Di certo la gestione della vicenda lucana è emblematica di una questione più generale che riguarda il centrosinistra o come lo si voglia chiamare: il tema è come si decidono le candidature e dunque come si pone il rapporto fra Roma e i territori. Paradossalmente, ma non tanto, il centrosinistra sta facendo come la destra, che però è molto più esperta e abile, con i leader nazionali che a Roma decidono chi e come debba correre in Sardegna, in Basilicata, in Piemonte, istituendo tra l’altro un nesso fra le varie consultazioni con il Cencelli in mano: questo a me, quest’altro a te. Come ai tempi della (a parole) vituperata prima Repubblica, per cui il sindaco di Roma andava alla Democrazia cristiana e quello di Milano al Partito socialista e via spartendo. Nulla di male. A patto che la si smetta con la retorica dei territori e della loro autonomia. Perché anche i sassi sanno che il dottor Lacerenza – pescato in extremis e chissà come – è saltato fuori dopo il veto di Giuseppe Conte su un altro nome, Vito Chiorazzo, indicato dal Pd. Ed Elly Schlein, come in Sardegna, ha dovuto abbozzare (con le primarie finite ormai nel dimenticatoio) a un diktat dell’avvocato del popolo che fra l’altro ha anche messo un veto su Carlo Calenda. Tutto questo spettacolo è abbastanza inquietante dal punto di vista della (in)coerenza dello schieramento avversario della destra, la quale invece ha una sua linearità, anche perché è facilitata, a parte il caso della Sardegna, dal fatto di disporre dei presidenti uscenti e di una sua compattezza derivante non dagli ideali ma dalla più prosaica gestione del potere.
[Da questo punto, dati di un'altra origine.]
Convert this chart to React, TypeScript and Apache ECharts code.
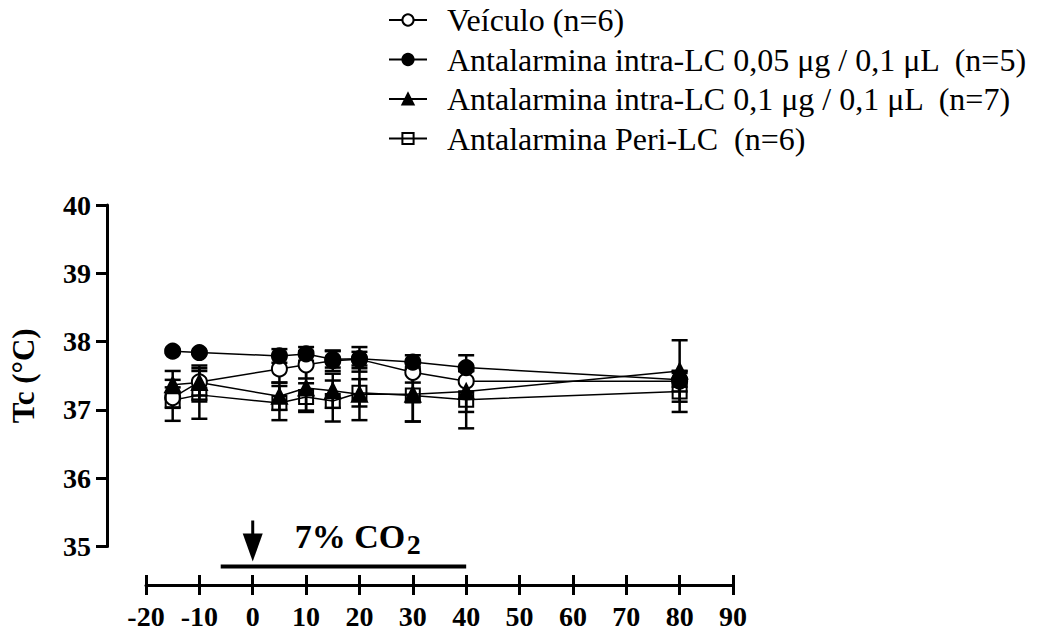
import React, { useEffect, useRef } from "react";
import * as echarts from "echarts";

const xTimes = [-15, -10, 5, 10, 15, 20, 30, 40, 80];

const veiculoMean = [37.18, 37.41, 37.6, 37.66, 37.72, 37.74, 37.55, 37.42, 37.42];
const veiculoSem = [0.15, 0.2, 0.2, 0.2, 0.15, 0.18, 0.15, 0.15, 0.15];

const dose005Mean = [37.86, 37.84, 37.79, 37.82, 37.74, 37.75, 37.7, 37.62, 37.44];
const dose005Sem = [0.02, 0.02, 0.1, 0.1, 0.12, 0.1, 0.1, 0.18, 0.1];

const dose01Mean = [37.37, 37.4, 37.2, 37.32, 37.28, 37.23, 37.23, 37.27, 37.57];
const dose01Sem = [0.2, 0.25, 0.2, 0.35, 0.25, 0.38, 0.4, 0.3, 0.45];

const periMean = [37.14, 37.22, 37.1, 37.19, 37.13, 37.25, 37.21, 37.15, 37.27];
const periSem = [0.3, 0.35, 0.25, 0.2, 0.3, 0.2, 0.38, 0.42, 0.3];

const seriesNames = [
  "Veículo (n=6)",
  "Antalarmina intra-LC 0,05 μg / 0,1 μL  (n=5)",
  "Antalarmina intra-LC 0,1 μg / 0,1 μL  (n=7)",
  "Antalarmina Peri-LC  (n=6)",
];

const FONT = "Liberation Serif";

export default function App() {
  const ref = useRef<HTMLDivElement>(null);

  useEffect(() => {
    if (!ref.current) return;
    const chart = echarts.init(ref.current, undefined, { renderer: "svg" });

    const groups = [
      { name: seriesNames[0], mean: veiculoMean, sem: veiculoSem, symbol: "circle", fill: "#fff" },
      { name: seriesNames[1], mean: dose005Mean, sem: dose005Sem, symbol: "circle", fill: "#000" },
      { name: seriesNames[2], mean: dose01Mean, sem: dose01Sem, symbol: "triangle", fill: "#000" },
      { name: seriesNames[3], mean: periMean, sem: periSem, symbol: "rect", fill: "none" },
    ];

    const errSeries = groups.map((g) => ({
      type: "custom",
      name: g.name + "_err",
      xAxisIndex: 0,
      yAxisIndex: 0,
      z: 1,
      encode: { x: 0, y: [1, 2] },
      data: xTimes.map((x, i) => [x, g.mean[i] - g.sem[i], g.mean[i] + g.sem[i]]),
      renderItem: (params: any, api: any) => {
        const x = api.value(0);
        const lo = api.coord([x, api.value(1)]);
        const hi = api.coord([x, api.value(2)]);
        const w = 8;
        const st = { stroke: "#000", lineWidth: 2.5 };
        return {
          type: "group",
          children: [
            { type: "line", shape: { x1: lo[0], y1: lo[1], x2: hi[0], y2: hi[1] }, style: st },
            { type: "line", shape: { x1: lo[0] - w, y1: lo[1], x2: lo[0] + w, y2: lo[1] }, style: st },
            { type: "line", shape: { x1: hi[0] - w, y1: hi[1], x2: hi[0] + w, y2: hi[1] }, style: st },
          ],
        };
      },
    }));

    const lineSeries = groups.map((g) => ({
      type: "line",
      name: g.name,
      xAxisIndex: 0,
      yAxisIndex: 0,
      z: 3,
      data: xTimes.map((x, i) => [x, g.mean[i]]),
      symbol: g.symbol,
      symbolSize: g.symbol === "rect" ? 14 : 15,
      lineStyle: { color: "#000", width: 1.5 },
      itemStyle: { color: g.fill, borderColor: "#000", borderWidth: 2 },
      emphasis: { disabled: true },
    }));

    chart.setOption({
      animation: false,
      backgroundColor: "#fff",
      legend: {
        orient: "vertical",
        left: 383,
        top: -1,
        itemWidth: 38,
        itemHeight: 14,
        itemGap: 7.5,
        data: seriesNames,
        textStyle: {
          fontFamily: FONT,
          fontSize: 32,
          lineHeight: 32,
          color: "#000",
          padding: [0, 0, 0, 15],
        },
        selectedMode: false,
      },
      grid: { left: 146, right: 304, top: 205, bottom: 85.5 },
      xAxis: [
        {
          type: "value",
          min: -20,
          max: 90,
          interval: 10,
          offset: 38.5,
          axisLine: { show: true, onZero: false, lineStyle: { color: "#000", width: 3 } },
          axisTick: { show: true, length: 10, lineStyle: { color: "#000", width: 3 } },
          axisLabel: {
            margin: 17,
            fontFamily: FONT,
            fontWeight: "bold",
            fontSize: 28,
            color: "#000",
            showMinLabel: true,
            showMaxLabel: true,
          },
          splitLine: { show: false },
        },
        {
          type: "value",
          min: -20,
          max: 90,
          interval: 10,
          position: "bottom",
          offset: 38.5,
          axisLine: { show: false, onZero: false },
          axisTick: { show: true, inside: true, length: 10, lineStyle: { color: "#000", width: 3 } },
          axisLabel: { show: false },
          splitLine: { show: false },
        },
      ],
      yAxis: {
        type: "value",
        min: 35,
        max: 40,
        interval: 1,
        offset: 39,
        name: "Tc (°C)",
        nameLocation: "middle",
        nameRotate: 90,
        nameGap: 68,
        nameTextStyle: { fontFamily: FONT, fontWeight: "bold", fontSize: 31, color: "#000" },
        axisLine: { show: true, onZero: false, lineStyle: { color: "#000", width: 3 } },
        axisTick: { show: true, length: 11, lineStyle: { color: "#000", width: 3 } },
        axisLabel: { margin: 16, fontFamily: FONT, fontWeight: "bold", fontSize: 28, color: "#000" },
        splitLine: { show: false },
      },
      series: [...errSeries, ...lineSeries],
    });

    const x0 = chart.convertToPixel({ xAxisIndex: 0 }, 0) as number;
    const xStart = chart.convertToPixel({ xAxisIndex: 0 }, -6) as number;
    const xEnd = chart.convertToPixel({ xAxisIndex: 0 }, 40) as number;
    const yBase = chart.convertToPixel({ yAxisIndex: 0 }, 35) as number;

    chart.setOption({
      graphic: [
        {
          type: "line",
          shape: { x1: xStart, y1: yBase + 20, x2: xEnd, y2: yBase + 20 },
          style: { stroke: "#000", lineWidth: 4 },
        },
        {
          type: "line",
          shape: { x1: x0, y1: yBase - 26, x2: x0, y2: yBase - 10 },
          style: { stroke: "#000", lineWidth: 3 },
        },
        {
          type: "polygon",
          shape: { points: [[x0 - 10, yBase - 13], [x0 + 10, yBase - 13], [x0, yBase + 15]] },
          style: { fill: "#000" },
        },
        {
          type: "text",
          x: x0 + 42,
          y: yBase - 10,
          style: {
            text: "7% CO",
            fontFamily: FONT,
            fontWeight: "bold",
            fontSize: 34,
            fill: "#000",
            textAlign: "left",
            textVerticalAlign: "middle",
          },
        },
        {
          type: "text",
          x: x0 + 154,
          y: yBase - 2,
          style: {
            text: "2",
            fontFamily: FONT,
            fontWeight: "bold",
            fontSize: 28,
            fill: "#000",
            textAlign: "left",
            textVerticalAlign: "middle",
          },
        },
      ],
    });

    return () => chart.dispose();
  }, []);

  return (
    <div
      ref={ref}
      style={{ position: "fixed", left: 0, top: 0, width: 1037, height: 632, background: "#fff" }}
    />
  );
}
La sinistra – o campo largo, stretto, larghetto – sta invece dimostrando di non avere più la professionalità di un tempo nemmeno tanto lontano. E così fa delle scelte a caso, senza una bussola politica, in preda alle ansie e alle volubilità di quattro leader le cui aspirazioni personali ormai fanno premio su tutto. In queste condizioni il risultato delle regionali in Basilicata sembrerebbe scontato. Già il vento è quello che è, se poi il Pd e gli altri ci mettono del loro non si vede perché Giorgia Meloni non debba dormire sonni tranquilli.